From the material below, list every line containing "this".

========================================

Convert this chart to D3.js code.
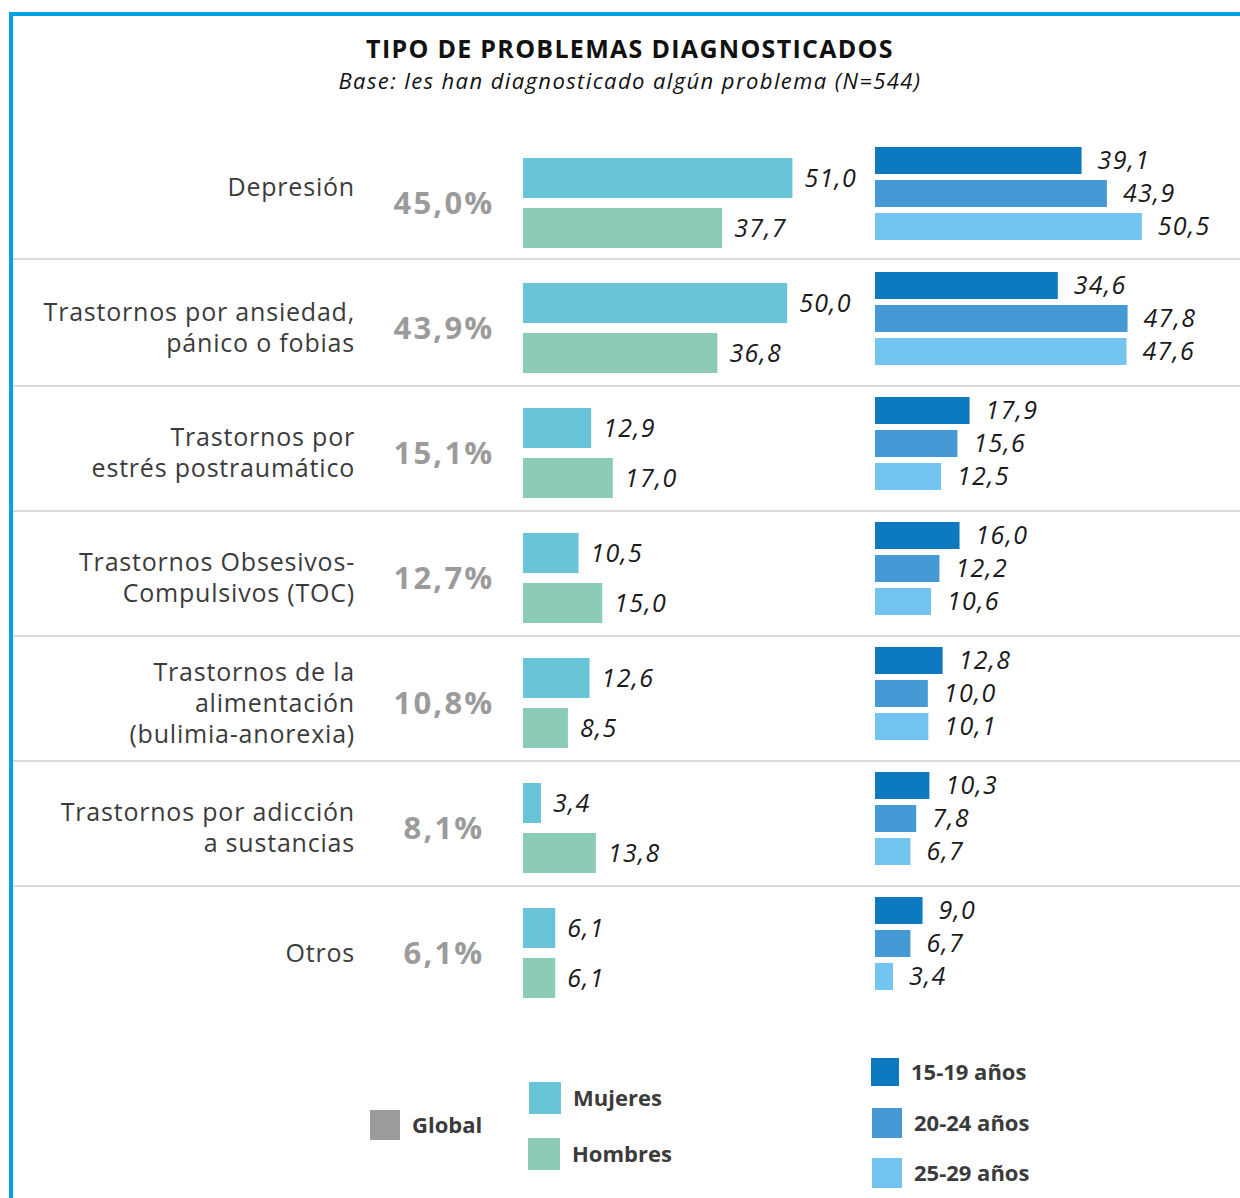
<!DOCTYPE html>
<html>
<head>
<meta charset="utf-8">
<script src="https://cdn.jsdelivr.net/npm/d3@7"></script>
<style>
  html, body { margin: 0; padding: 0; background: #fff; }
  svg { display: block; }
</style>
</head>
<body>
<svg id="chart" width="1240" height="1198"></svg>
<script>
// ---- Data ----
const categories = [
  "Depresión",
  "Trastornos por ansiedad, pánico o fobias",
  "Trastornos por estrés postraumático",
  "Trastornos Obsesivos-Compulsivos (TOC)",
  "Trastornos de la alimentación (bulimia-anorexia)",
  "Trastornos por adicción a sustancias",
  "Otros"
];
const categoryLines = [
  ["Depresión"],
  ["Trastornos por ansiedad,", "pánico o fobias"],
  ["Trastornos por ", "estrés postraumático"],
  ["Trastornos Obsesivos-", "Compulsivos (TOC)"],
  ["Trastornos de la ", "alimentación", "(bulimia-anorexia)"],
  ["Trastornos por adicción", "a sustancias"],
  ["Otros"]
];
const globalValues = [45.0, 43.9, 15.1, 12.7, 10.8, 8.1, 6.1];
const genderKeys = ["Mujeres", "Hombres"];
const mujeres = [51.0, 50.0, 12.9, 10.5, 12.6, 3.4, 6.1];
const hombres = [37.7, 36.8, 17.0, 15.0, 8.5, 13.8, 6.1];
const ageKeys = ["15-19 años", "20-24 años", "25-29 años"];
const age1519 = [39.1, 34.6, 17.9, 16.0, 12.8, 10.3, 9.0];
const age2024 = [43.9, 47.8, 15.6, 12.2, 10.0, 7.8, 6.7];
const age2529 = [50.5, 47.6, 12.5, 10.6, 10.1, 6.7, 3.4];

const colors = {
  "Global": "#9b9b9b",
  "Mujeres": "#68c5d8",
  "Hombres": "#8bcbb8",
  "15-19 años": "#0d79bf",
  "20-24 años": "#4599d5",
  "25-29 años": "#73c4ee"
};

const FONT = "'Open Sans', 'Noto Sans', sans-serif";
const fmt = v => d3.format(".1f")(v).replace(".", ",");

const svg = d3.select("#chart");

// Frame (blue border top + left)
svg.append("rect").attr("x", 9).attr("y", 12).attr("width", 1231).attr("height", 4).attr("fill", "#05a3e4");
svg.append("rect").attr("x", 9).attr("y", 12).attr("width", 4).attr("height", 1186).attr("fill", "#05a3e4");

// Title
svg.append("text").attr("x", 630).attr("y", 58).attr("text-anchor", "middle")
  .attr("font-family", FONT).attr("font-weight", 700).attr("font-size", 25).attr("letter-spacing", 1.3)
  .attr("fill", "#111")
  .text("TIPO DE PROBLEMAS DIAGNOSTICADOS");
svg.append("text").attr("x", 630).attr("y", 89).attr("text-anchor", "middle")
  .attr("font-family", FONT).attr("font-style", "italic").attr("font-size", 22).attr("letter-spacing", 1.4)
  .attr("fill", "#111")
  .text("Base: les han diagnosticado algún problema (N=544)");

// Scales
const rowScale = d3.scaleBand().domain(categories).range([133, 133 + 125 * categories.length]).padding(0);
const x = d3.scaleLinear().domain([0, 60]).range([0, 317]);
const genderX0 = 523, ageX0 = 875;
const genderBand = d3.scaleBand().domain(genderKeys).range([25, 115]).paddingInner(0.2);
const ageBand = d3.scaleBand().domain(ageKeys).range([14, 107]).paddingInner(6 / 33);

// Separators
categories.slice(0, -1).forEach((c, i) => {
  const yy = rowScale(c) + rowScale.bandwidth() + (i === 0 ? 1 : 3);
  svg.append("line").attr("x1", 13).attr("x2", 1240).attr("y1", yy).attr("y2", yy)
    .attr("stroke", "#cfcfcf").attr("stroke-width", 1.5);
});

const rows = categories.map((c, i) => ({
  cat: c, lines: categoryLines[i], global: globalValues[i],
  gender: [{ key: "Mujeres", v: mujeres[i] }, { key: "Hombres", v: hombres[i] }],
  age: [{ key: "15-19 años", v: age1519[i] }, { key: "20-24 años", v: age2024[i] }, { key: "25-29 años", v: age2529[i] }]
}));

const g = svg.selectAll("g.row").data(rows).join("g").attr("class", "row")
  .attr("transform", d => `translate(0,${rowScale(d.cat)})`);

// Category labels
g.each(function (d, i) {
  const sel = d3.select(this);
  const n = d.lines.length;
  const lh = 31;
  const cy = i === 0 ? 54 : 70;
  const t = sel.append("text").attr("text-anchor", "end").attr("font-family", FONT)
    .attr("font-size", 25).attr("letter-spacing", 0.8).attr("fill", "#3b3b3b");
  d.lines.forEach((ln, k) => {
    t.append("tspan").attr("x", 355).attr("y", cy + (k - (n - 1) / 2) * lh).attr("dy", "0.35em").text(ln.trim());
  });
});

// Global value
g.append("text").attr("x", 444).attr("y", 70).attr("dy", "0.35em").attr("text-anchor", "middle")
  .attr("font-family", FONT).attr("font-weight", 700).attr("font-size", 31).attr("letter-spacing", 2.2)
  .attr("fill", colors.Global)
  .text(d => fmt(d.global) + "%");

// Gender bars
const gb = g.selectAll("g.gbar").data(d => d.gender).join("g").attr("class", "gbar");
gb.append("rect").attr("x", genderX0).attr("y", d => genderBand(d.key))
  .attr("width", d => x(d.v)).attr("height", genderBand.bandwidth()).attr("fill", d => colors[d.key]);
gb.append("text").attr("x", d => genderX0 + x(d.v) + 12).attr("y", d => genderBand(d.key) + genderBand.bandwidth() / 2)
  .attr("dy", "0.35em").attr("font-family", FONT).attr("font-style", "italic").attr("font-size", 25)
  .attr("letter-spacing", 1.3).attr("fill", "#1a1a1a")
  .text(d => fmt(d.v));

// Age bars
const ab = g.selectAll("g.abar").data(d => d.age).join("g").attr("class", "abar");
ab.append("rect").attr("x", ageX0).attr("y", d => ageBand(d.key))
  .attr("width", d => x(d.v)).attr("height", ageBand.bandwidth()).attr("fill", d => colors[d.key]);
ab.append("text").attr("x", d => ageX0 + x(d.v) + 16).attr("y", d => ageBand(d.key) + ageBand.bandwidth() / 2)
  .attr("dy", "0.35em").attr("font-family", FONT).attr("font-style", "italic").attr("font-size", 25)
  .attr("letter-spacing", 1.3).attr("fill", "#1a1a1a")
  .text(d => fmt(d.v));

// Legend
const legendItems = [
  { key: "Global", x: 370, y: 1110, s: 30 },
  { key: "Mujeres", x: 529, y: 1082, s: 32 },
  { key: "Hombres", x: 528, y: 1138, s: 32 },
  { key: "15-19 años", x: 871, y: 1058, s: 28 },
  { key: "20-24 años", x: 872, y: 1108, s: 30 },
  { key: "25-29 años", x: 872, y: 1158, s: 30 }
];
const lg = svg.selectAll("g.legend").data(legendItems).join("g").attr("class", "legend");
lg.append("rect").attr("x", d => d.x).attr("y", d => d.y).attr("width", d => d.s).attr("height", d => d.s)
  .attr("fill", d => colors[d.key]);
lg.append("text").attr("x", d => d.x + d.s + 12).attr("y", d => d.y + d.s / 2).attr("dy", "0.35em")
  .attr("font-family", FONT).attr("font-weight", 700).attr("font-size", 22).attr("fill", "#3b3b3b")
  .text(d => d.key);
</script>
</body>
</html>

========================================

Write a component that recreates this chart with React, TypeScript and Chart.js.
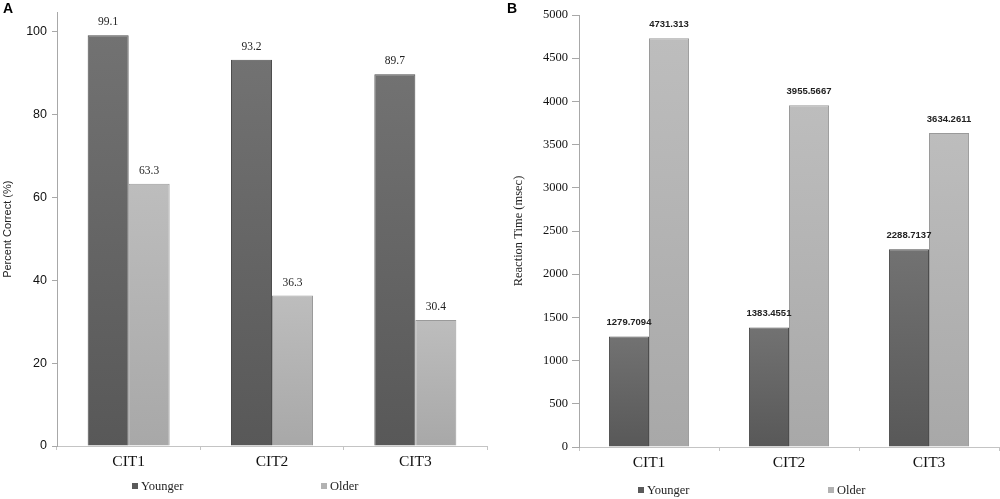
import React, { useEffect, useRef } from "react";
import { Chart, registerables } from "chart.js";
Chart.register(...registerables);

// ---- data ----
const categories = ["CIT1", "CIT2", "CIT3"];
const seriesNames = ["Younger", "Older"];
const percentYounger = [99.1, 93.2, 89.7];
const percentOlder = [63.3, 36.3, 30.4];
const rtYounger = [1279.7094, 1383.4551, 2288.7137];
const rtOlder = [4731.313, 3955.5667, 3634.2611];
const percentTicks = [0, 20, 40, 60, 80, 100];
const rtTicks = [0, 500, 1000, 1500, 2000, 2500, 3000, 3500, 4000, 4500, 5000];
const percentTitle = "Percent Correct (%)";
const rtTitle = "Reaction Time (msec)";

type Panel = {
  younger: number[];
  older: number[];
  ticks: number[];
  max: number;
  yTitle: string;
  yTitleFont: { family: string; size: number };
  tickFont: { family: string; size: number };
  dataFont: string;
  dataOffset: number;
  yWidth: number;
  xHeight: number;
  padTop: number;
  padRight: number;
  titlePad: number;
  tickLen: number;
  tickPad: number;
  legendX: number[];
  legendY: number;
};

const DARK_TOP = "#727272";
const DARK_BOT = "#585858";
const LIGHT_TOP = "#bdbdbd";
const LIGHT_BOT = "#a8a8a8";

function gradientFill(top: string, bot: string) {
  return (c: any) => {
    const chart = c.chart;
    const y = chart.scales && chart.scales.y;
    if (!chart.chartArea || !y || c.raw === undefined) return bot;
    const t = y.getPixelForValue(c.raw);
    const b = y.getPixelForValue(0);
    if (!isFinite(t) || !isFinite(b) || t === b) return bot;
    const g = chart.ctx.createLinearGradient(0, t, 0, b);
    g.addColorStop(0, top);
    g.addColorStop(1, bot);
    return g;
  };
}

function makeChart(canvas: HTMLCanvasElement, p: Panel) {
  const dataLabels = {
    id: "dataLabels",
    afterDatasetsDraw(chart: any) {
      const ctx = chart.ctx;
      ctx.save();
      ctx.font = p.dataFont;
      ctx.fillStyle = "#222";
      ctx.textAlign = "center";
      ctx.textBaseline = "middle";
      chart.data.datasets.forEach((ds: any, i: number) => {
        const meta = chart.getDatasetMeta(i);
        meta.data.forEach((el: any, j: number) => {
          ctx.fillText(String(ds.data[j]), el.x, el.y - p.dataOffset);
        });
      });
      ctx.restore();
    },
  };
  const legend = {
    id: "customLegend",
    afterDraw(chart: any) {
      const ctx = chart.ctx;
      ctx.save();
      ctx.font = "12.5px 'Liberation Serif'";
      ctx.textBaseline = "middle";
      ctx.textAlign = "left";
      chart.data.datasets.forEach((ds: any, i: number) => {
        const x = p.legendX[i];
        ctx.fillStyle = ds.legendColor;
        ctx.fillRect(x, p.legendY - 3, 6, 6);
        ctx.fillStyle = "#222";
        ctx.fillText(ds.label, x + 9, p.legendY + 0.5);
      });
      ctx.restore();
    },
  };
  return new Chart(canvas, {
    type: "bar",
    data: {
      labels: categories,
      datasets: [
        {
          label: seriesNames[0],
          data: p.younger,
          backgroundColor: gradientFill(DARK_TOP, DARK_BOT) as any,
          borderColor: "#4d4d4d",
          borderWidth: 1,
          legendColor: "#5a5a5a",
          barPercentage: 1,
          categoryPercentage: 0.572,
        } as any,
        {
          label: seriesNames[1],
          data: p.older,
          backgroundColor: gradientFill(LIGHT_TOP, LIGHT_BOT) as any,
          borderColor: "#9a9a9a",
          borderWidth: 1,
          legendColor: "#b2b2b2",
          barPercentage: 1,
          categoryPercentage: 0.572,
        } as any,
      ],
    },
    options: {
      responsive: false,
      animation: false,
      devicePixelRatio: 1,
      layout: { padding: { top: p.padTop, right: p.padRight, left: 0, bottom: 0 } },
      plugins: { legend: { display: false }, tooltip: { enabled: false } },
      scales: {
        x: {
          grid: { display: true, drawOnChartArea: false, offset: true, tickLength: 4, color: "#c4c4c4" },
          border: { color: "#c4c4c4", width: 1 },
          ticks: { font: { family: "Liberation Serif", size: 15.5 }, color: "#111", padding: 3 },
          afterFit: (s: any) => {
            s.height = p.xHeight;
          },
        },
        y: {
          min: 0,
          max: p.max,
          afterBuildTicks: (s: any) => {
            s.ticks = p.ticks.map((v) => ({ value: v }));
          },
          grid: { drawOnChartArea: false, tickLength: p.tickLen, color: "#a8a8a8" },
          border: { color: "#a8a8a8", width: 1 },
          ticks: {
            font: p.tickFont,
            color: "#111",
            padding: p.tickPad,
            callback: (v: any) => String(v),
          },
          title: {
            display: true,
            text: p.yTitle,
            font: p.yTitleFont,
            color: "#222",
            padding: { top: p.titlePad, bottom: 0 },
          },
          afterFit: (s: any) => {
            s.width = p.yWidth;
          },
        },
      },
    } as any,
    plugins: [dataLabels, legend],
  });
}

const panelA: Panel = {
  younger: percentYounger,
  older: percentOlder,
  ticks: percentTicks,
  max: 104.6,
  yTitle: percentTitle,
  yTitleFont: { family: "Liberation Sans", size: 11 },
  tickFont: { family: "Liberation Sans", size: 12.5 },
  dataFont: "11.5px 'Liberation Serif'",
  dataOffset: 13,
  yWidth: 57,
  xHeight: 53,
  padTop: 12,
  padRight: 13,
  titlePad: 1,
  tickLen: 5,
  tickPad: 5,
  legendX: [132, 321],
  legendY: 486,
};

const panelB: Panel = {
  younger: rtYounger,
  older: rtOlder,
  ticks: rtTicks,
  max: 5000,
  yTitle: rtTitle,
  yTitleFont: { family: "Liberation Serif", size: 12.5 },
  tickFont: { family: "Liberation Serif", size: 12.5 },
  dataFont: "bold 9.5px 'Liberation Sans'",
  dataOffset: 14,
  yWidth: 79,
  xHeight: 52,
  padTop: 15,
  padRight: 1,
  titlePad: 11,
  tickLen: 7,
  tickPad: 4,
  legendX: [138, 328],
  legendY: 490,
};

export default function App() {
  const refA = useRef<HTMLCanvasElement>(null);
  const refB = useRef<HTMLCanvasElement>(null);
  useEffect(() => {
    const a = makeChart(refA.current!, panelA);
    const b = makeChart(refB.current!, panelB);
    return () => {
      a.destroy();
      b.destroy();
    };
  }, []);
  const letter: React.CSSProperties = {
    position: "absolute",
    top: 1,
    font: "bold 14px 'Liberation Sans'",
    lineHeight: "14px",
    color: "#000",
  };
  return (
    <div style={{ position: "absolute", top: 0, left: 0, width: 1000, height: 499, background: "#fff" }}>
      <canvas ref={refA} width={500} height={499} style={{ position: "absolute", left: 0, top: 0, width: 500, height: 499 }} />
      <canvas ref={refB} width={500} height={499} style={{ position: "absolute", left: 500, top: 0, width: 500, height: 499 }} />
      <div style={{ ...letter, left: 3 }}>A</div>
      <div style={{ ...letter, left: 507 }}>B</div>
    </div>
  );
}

========================================

> Task solution
Convert this chart to D3.js code.
  const sel = d3.select(this);
Write a component that recreates this chart with React, TypeScript and Chart.js.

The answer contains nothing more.